Given instruction>
Make an exact copy of all the entries, with the pictures left out.

Data lines>
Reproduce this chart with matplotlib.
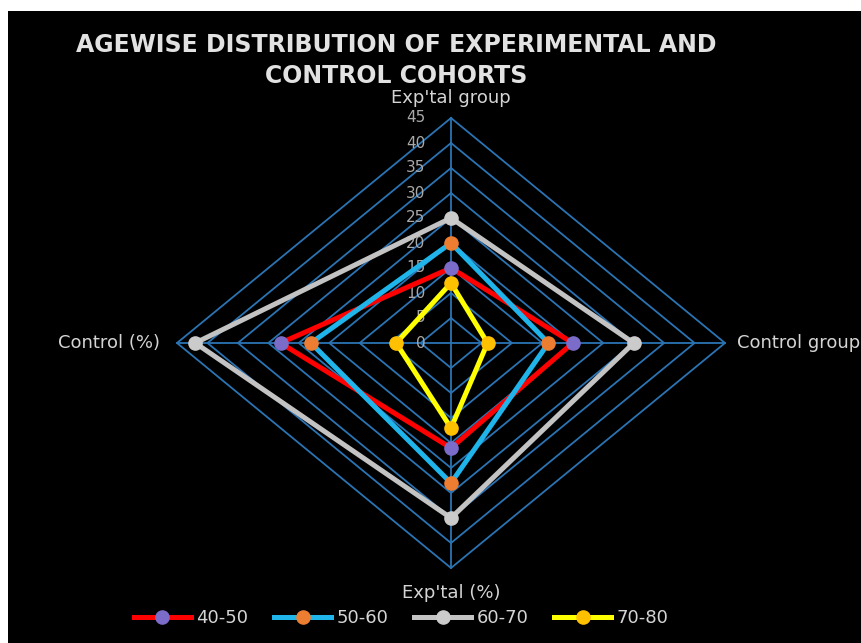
import matplotlib
matplotlib.use("Agg")
import matplotlib.pyplot as plt
from matplotlib.patches import Rectangle
from matplotlib.lines import Line2D
import numpy as np

# Radar chart data: spokes run clockwise from the top
categories = ["Exp'tal group", "Control group", "Exp'tal (%)", "Control (%)"]
age_groups = ["40-50", "50-60", "60-70", "70-80"]
values_40_50 = [15, 20, 21, 28]
values_50_60 = [20, 16, 28, 23]
values_60_70 = [25, 30, 35, 42]
values_70_80 = [12, 6, 17, 9]
series = [values_40_50, values_50_60, values_60_70, values_70_80]
tick_values = [0, 5, 10, 15, 20, 25, 30, 35, 40, 45]
r_max = 45

line_colors = ["#ff0000", "#1fb4ea", "#c3c3c3", "#ffff00"]
marker_colors = ["#7a6cc8", "#ed7d31", "#cbcbcb", "#ffc000"]
grid_color = "#2b74b4"
text_color = "#d4d4d4"
tick_color = "#a9a9a9"
font = "DejaVu Sans"
label_size = 13

n = len(categories)
angles = np.pi / 2 - np.arange(n) * 2 * np.pi / n
ux = np.round(np.cos(angles), 9)
uy = np.round(np.sin(angles), 9)

fig = plt.figure(figsize=(8.62, 6.43), dpi=100, facecolor="white")
fig.add_artist(Rectangle((8 / 862, 0), 1, 1 - 11 / 643, transform=fig.transFigure,
                         facecolor="black", edgecolor="none", zorder=0))

ax = fig.add_axes([177 / 862, 1 - 568 / 643, 548 / 862, 450 / 643])
ax.set_xlim(-r_max, r_max)
ax.set_ylim(-r_max, r_max)
ax.axis("off")

# diamond grid rings and spokes
for t in tick_values[1:]:
    ax.plot(np.append(t * ux, t * ux[0]), np.append(t * uy, t * uy[0]),
            color=grid_color, lw=1.3, zorder=1, clip_on=False)
for x, y in zip(ux, uy):
    ax.plot([0, r_max * x], [0, r_max * y], color=grid_color, lw=1.3, zorder=1, clip_on=False)

# radial tick labels along the top spoke
for t in tick_values:
    ax.text(-4.2, t, str(t), ha="right", va="center", color=tick_color,
            fontsize=11, family=font, zorder=2)

# category labels
ax.text(0, 49, categories[0], ha="center", va="center", color=text_color, fontsize=label_size, family=font)
ax.text(47.0, 0, categories[1], ha="left", va="center", color=text_color, fontsize=label_size, family=font,
        clip_on=False)
ax.text(0, -50, categories[2], ha="center", va="center", color=text_color, fontsize=label_size, family=font)
ax.text(-47.8, 0, categories[3], ha="right", va="center", color=text_color, fontsize=label_size, family=font)

# data series
handles = []
for k, (vals, lc, mc, name) in enumerate(zip(series, line_colors, marker_colors, age_groups)):
    v = np.array(vals, dtype=float)
    xs = np.append(v * ux, v[0] * ux[0])
    ys = np.append(v * uy, v[0] * uy[0])
    ax.plot(xs, ys, color=lc, lw=3.6, zorder=3 + k, solid_joinstyle="miter", clip_on=False)
    ax.plot(v * ux, v * uy, ls="none", marker="o", ms=9.5, mfc=mc, mec=mc, zorder=3 + k, clip_on=False)
    handles.append(Line2D([], [], color=lc, lw=3.6, marker="o", ms=9.5, mfc=mc, mec=mc))

fig.legend(handles, age_groups, ncol=4, loc="center", bbox_to_anchor=(401 / 862, 1 - 618 / 643),
           frameon=False, handlelength=3.2, handletextpad=0.28, columnspacing=1.4,
           labelcolor=text_color, prop={"family": font, "size": label_size})

# two-line title
fig.text(396 / 862, 1 - 45 / 643, "AGEWISE DISTRIBUTION OF EXPERIMENTAL AND", ha="center", va="center",
         color="#e2e2e2", fontsize=17, fontweight="bold", family=font)
fig.text(396 / 862, 1 - 76 / 643, "CONTROL COHORTS", ha="center", va="center",
         color="#e2e2e2", fontsize=17, fontweight="bold", family=font)

fig.savefig("out.png", dpi=100, facecolor=fig.get_facecolor())
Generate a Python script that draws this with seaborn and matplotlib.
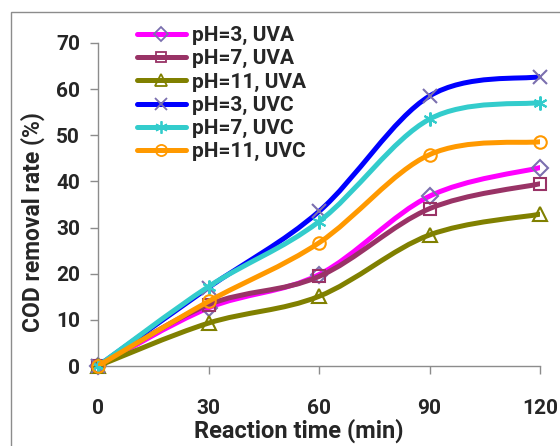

Output>
Reproduce this chart with matplotlib.
import matplotlib
matplotlib.use("Agg")
import matplotlib.pyplot as plt
from matplotlib.patches import Rectangle
from matplotlib.lines import Line2D
import numpy as np

# Radar chart data: spokes run clockwise from the top
categories = ["Exp'tal group", "Control group", "Exp'tal (%)", "Control (%)"]
age_groups = ["40-50", "50-60", "60-70", "70-80"]
values_40_50 = [15, 20, 21, 28]
values_50_60 = [20, 16, 28, 23]
values_60_70 = [25, 30, 35, 42]
values_70_80 = [12, 6, 17, 9]
series = [values_40_50, values_50_60, values_60_70, values_70_80]
tick_values = [0, 5, 10, 15, 20, 25, 30, 35, 40, 45]
r_max = 45

line_colors = ["#ff0000", "#1fb4ea", "#c3c3c3", "#ffff00"]
marker_colors = ["#7a6cc8", "#ed7d31", "#cbcbcb", "#ffc000"]
grid_color = "#2b74b4"
text_color = "#d4d4d4"
tick_color = "#a9a9a9"
font = "DejaVu Sans"
label_size = 13

n = len(categories)
angles = np.pi / 2 - np.arange(n) * 2 * np.pi / n
ux = np.round(np.cos(angles), 9)
uy = np.round(np.sin(angles), 9)

fig = plt.figure(figsize=(8.62, 6.43), dpi=100, facecolor="white")
fig.add_artist(Rectangle((8 / 862, 0), 1, 1 - 11 / 643, transform=fig.transFigure,
                         facecolor="black", edgecolor="none", zorder=0))

ax = fig.add_axes([177 / 862, 1 - 568 / 643, 548 / 862, 450 / 643])
ax.set_xlim(-r_max, r_max)
ax.set_ylim(-r_max, r_max)
ax.axis("off")

# diamond grid rings and spokes
for t in tick_values[1:]:
    ax.plot(np.append(t * ux, t * ux[0]), np.append(t * uy, t * uy[0]),
            color=grid_color, lw=1.3, zorder=1, clip_on=False)
for x, y in zip(ux, uy):
    ax.plot([0, r_max * x], [0, r_max * y], color=grid_color, lw=1.3, zorder=1, clip_on=False)

# radial tick labels along the top spoke
for t in tick_values:
    ax.text(-4.2, t, str(t), ha="right", va="center", color=tick_color,
            fontsize=11, family=font, zorder=2)

# category labels
ax.text(0, 49, categories[0], ha="center", va="center", color=text_color, fontsize=label_size, family=font)
ax.text(47.0, 0, categories[1], ha="left", va="center", color=text_color, fontsize=label_size, family=font,
        clip_on=False)
ax.text(0, -50, categories[2], ha="center", va="center", color=text_color, fontsize=label_size, family=font)
ax.text(-47.8, 0, categories[3], ha="right", va="center", color=text_color, fontsize=label_size, family=font)

# data series
handles = []
for k, (vals, lc, mc, name) in enumerate(zip(series, line_colors, marker_colors, age_groups)):
    v = np.array(vals, dtype=float)
    xs = np.append(v * ux, v[0] * ux[0])
    ys = np.append(v * uy, v[0] * uy[0])
    ax.plot(xs, ys, color=lc, lw=3.6, zorder=3 + k, solid_joinstyle="miter", clip_on=False)
    ax.plot(v * ux, v * uy, ls="none", marker="o", ms=9.5, mfc=mc, mec=mc, zorder=3 + k, clip_on=False)
    handles.append(Line2D([], [], color=lc, lw=3.6, marker="o", ms=9.5, mfc=mc, mec=mc))

fig.legend(handles, age_groups, ncol=4, loc="center", bbox_to_anchor=(401 / 862, 1 - 618 / 643),
           frameon=False, handlelength=3.2, handletextpad=0.28, columnspacing=1.4,
           labelcolor=text_color, prop={"family": font, "size": label_size})

# two-line title
fig.text(396 / 862, 1 - 45 / 643, "AGEWISE DISTRIBUTION OF EXPERIMENTAL AND", ha="center", va="center",
         color="#e2e2e2", fontsize=17, fontweight="bold", family=font)
fig.text(396 / 862, 1 - 76 / 643, "CONTROL COHORTS", ha="center", va="center",
         color="#e2e2e2", fontsize=17, fontweight="bold", family=font)

fig.savefig("out.png", dpi=100, facecolor=fig.get_facecolor())
Generate a Python script that draws this with seaborn and matplotlib.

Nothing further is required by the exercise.